Sermon Illustrations
Woman Delivers Water to Drought Victims
The town of East Porterville may be the hardest-hit place in California's punishing drought. Of its 7,300 people, almost 1,000 have no running water. Groundwater levels have plunged by 60 feet or more in some spots, and tens of thousands of wells are in danger. But few knew that until 72-year-old Donna Johnson started driving around town and asking neighbors, "Hi. Do you have water?" Again and again, the answer was no.
When Johnson's well ran dry in June, she and her husband had no idea they were part of something bigger. "I guess I was just oblivious to how bad it had gotten," she said. But that changed when she started stopping to listen. At the local gas station, for instance, she tuned into conversations and kept hearing, "So-and-so's well ran dry."
In July, Johnson decided to put together a list of people out of water in East Porterville. The local paper ran an article that gave her phone number and address and said she was collecting bottled water for drought victims. The next day there were pallets of plastic bottles under her tarp carport. Johnson recruited a neighbor to make the deliveries. The calls from people needing water came as quickly as the donated bottles.

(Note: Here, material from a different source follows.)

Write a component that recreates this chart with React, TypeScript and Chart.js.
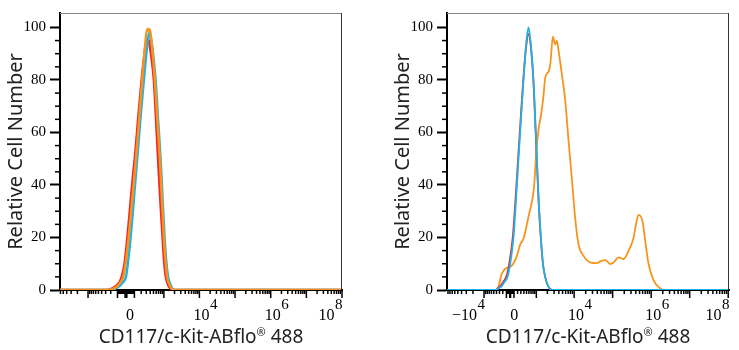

Families would call at midnight and say "We're completely out of water" and she'd go and take some. When she drove up to one local driveway she asked her typical question: "Hi, do you have water?" "A little," a woman named Veronica said. "But if two people take a shower, it's done." Eight people live in the small, water-deprived home. After the Johnson dropped off the water they told her, "Thank you for the water. We didn't know where to go. We're grateful."